Though it may prove to be “something,” it’s likely not melanoma. Here are some useful basic facts from the American Cancer Society, 2025:

“Having lighter skin color is a major risk factor for melanoma. Overall, the lifetime risk of getting melanoma is about 3% (1 in 33) for White people, 0.1% (1 in 1,000) for Black people, and 0.5% (1 in 200) for Hispanic people.

“The risk of melanoma increases as people age. The average age of people when it diagnosed is 66. But melanoma is not uncommon even among those younger than 30. In fact, it’s one of the most common cancers in young adults, especially young women … changes in the rates of new melanomas vary by age and sex. In people younger than 50, the rates have been stable among women and have declined by about 1% a year in men since the early 2000s. In people ages 50 and older, rates increased in women by about 3% per year but have stayed stable among men … melanoma death rates declined rapidly from 2013 to 2022, largely because of advances in treatment.”

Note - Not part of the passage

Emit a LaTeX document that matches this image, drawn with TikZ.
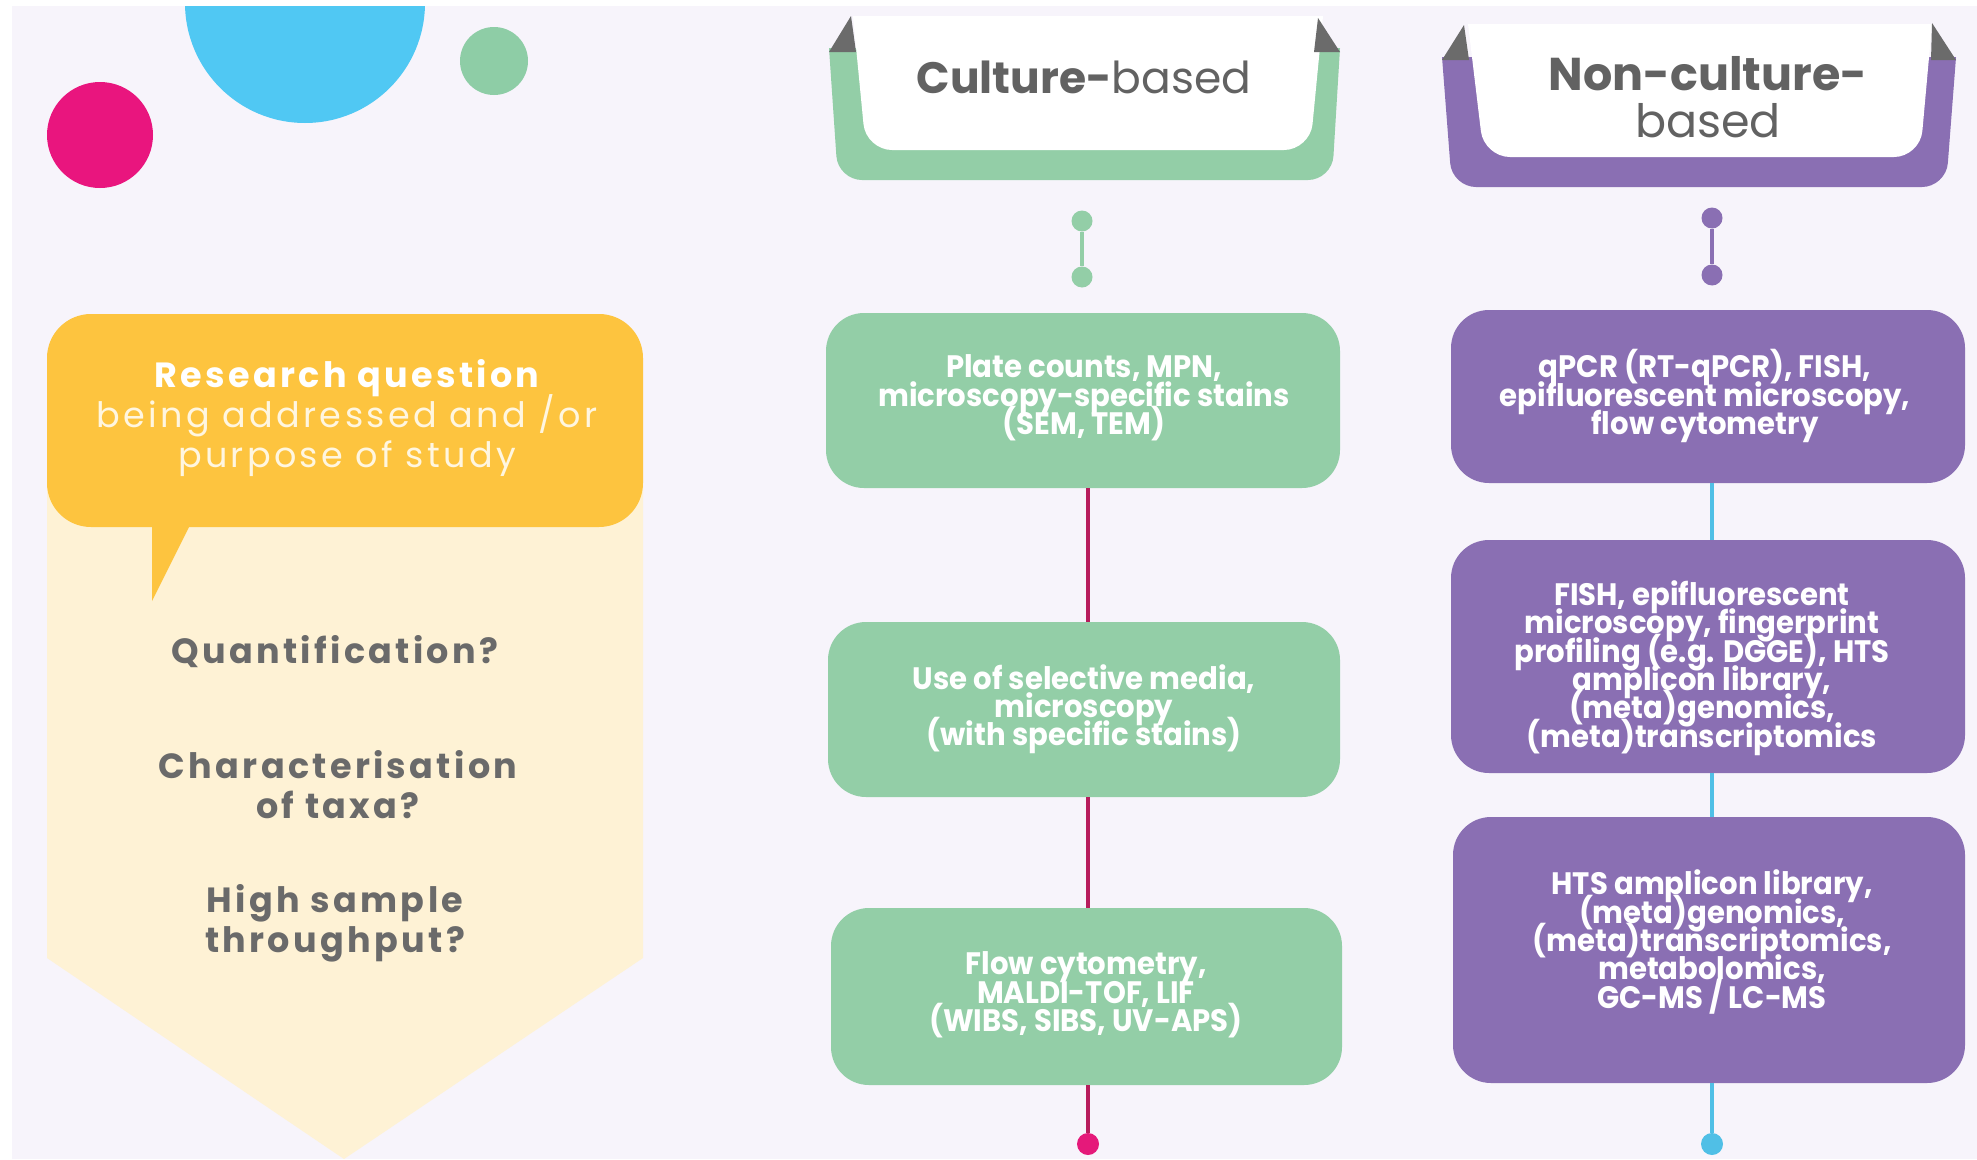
\documentclass[tikz,border=0pt]{standalone}
\usepackage{fontspec}
\setmainfont{Poppins}
\newfontfamily\boxfont{Poppins}[FakeStretch=0.94]
\newfontfamily\spacedfont{Poppins}[LetterSpace=9.5]
\AtBeginDocument{\setlength{\lineskiplimit}{-100pt}}
\definecolor{bg}{HTML}{F7F4FB}
\definecolor{grn}{HTML}{93CEA7}
\definecolor{pur}{HTML}{8A6FB3}
\definecolor{yel}{HTML}{FDC43F}
\definecolor{paleyel}{HTML}{FEF2D5}
\definecolor{magline}{HTML}{B71C5C}
\definecolor{magdot}{HTML}{E5197A}
\definecolor{blueline}{HTML}{50BFE6}
\definecolor{spk}{HTML}{6B6B6B}
\definecolor{magc}{HTML}{E9157E}
\definecolor{bluec}{HTML}{50C8F3}
\definecolor{grnc}{HTML}{8ECDA6}
\definecolor{txtgray}{HTML}{6A6A6A}
\definecolor{hdrgray}{HTML}{626262}
\definecolor{cream}{HTML}{FFF6E0}
\begin{document}
\begin{tikzpicture}[x=1pt,y=-1pt,
  gbox/.style={draw=none,fill=grn,rounded corners=38pt,inner sep=0pt},
  pbox/.style={draw=none,fill=pur,rounded corners=38pt,inner sep=0pt},
  boxtext/.style={text=white,align=center,font={\boxfont\bfseries\fontsize{31}{28.3}\selectfont},inner sep=0pt},
  qtext/.style={text=txtgray,align=center,font={\spacedfont\bfseries\fontsize{35}{40}\selectfont},inner sep=0pt},
  gdot/.style={circle,fill=grn,draw=none,minimum size=21pt,inner sep=0pt},
  pdot/.style={circle,fill=pur,draw=none,minimum size=21pt,inner sep=0pt},
  mline/.style={draw=magline,line width=4pt},
  bline/.style={draw=blueline,line width=3.5pt}
]
\useasboundingbox (0,0) rectangle (1977,1159);
\fill[white] (0,0) rectangle (1977,1159);
\fill[bg] (12,6) rectangle (1977,1159);
% decorative circles
\begin{scope}
\clip (12,6) rectangle (1977,1159);
\fill[bluec] (305,3) circle (120pt);
\end{scope}
\fill[magc] (100,135) circle (53pt);
\fill[grnc] (494,61) circle (34pt);
% left yellow panel
\fill[paleyel] (47,480) -- (643,480) -- (643,958) -- (344,1159) -- (47,958) -- cycle;
\fill[yel, rounded corners=44pt] (47,314) rectangle (643,527);
\fill[yel] (152,515) -- (195,515) -- (152,601) -- cycle;
\node[text=cream,align=center,inner sep=0pt,font={\spacedfont\fontsize{35}{40}\selectfont}] (rq) at (347,418)
  {\textcolor{white}{\bfseries Research question}\\being addressed and /or\\purpose of study};
\node[qtext] (q1) at (335,652) {Quantification?};
\node[qtext] (q2) at (338,785) {Characterisation\\of taxa?};
\node[qtext] (q3) at (335,923) {High sample\\throughput?};
% culture-based header
\fill[grn] (829,48) [rounded corners=24pt] -- (838,180) -- (1332,180) [sharp corners] -- (1340,48) -- cycle;
\fill[white] (853,16) [rounded corners=26pt] -- (866,150) -- (1310,150) [sharp corners] -- (1323,16) -- cycle;
\fill[spk] (829,52) -- (856,52) -- (851,16) -- cycle;
\fill[spk] (1340,52) -- (1314,52) -- (1318,18) -- cycle;
\node[text=hdrgray,inner sep=0pt,font={\fontsize{44}{46}\selectfont}] (ch) at (1084,77) {\textbf{Culture-}based};
% non-culture-based header
\fill[pur] (1442,57) [rounded corners=24pt] -- (1452,187) -- (1946,187) [sharp corners] -- (1956,57) -- cycle;
\fill[white] (1468,24) [rounded corners=26pt] -- (1484,157) -- (1920,157) [sharp corners] -- (1932,24) -- cycle;
\fill[spk] (1442,60) -- (1469,60) -- (1464,25) -- cycle;
\fill[spk] (1956,60) -- (1931,60) -- (1932,23) -- cycle;
\node[text=hdrgray,align=center,inner sep=0pt,font={\fontsize{46}{47}\selectfont}] (nh) at (1708,97) {\textbf{Non-culture-}\\based};
% dumbbells
\node[gdot] (gd1) at (1082,221) {};
\node[gdot] (gd2) at (1082,277) {};
\draw[draw=grn,line width=4pt] (gd1) -- (gd2);
\node[pdot] (pd1) at (1712,218) {};
\node[pdot] (pd2) at (1712,275) {};
\draw[draw=pur,line width=4pt] (pd1) -- (pd2);
% culture-based boxes
\node[gbox,minimum width=514pt,minimum height=175pt] (g1) at (1083,400.5) {};
\node[gbox,minimum width=512pt,minimum height=175pt] (g2) at (1084,709.5) {};
\node[gbox,minimum width=511pt,minimum height=177pt] (g3) at (1086.5,996.5) {};
\node[boxtext] (g1t) at (1084,398) {Plate counts, MPN,\\microscopy-specific stains\\(SEM, TEM)};
\node[boxtext] (g2t) at (1084,709) {Use of selective media,\\microscopy\\(with specific stains)};
\node[boxtext] (g3t) at (1086,995) {Flow cytometry,\\MALDI-TOF, LIF\\(WIBS, SIBS, UV-APS)};
% non-culture boxes
\node[pbox,minimum width=514pt,minimum height=173pt] (p1) at (1708,396.5) {};
\node[pbox,minimum width=514pt,minimum height=233pt] (p2) at (1708,656.5) {};
\node[pbox,minimum width=512pt,minimum height=266pt] (p3) at (1709,950) {};
\node[boxtext] (p1t) at (1705,396) {qPCR (RT-qPCR), FISH,\\epifluorescent microscopy,\\flow cytometry};
\node[boxtext] (p2t) at (1702,668) {FISH, epifluorescent\\microscopy, fingerprint\\profiling (e.g. DGGE), HTS\\amplicon library,\\(meta)genomics,\\(meta)transcriptomics};
\node[boxtext] (p3t) at (1712,942) {HTS amplicon library,\\(meta)genomics,\\(meta)transcriptomics,\\metabolomics,\\GC-MS / LC-MS};
% end dots
\node[circle,fill=magdot,minimum size=22pt,inner sep=0pt] (gend) at (1088,1144) {};
\node[circle,fill=blueline,minimum size=22pt,inner sep=0pt] (pend) at (1712,1144) {};
% connectors
\draw[mline] (g1.south -| gend) -- (g2.north -| gend);
\draw[mline] (g2.south -| gend) -- (g3.north -| gend);
\draw[mline] (g3.south -| gend) -- (gend);
\draw[bline] (p1.south -| pend) -- (p2.north -| pend);
\draw[bline] (p2.south -| pend) -- (p3.north -| pend);
\draw[bline] (p3.south -| pend) -- (pend);
\end{tikzpicture}
\end{document}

In case those facts were too useful, let’s return to Jenifer’s Surgery Story. Update: My private nurse-cum-daughter changed my dressing on Saturday, and I saw my stitches for the first time. Impressive, but not as much as I thought they’d be.  They’ll be coming out when the Reporter does, this Thursday, and what’s left, I assume, will begin healing into scars.

I’ve seen some of my favorite actresses play characters with scarred faces — Bette Davis, Joan Crawford, Gloria Grahame, etc.— but this is my life, not a movie, and this is my face. I wonder who I’ll be now?

I told my witty wizard of a young doctor and his wonderful team that I’d mention them in this column. Hope they read it to the end. There will be a test.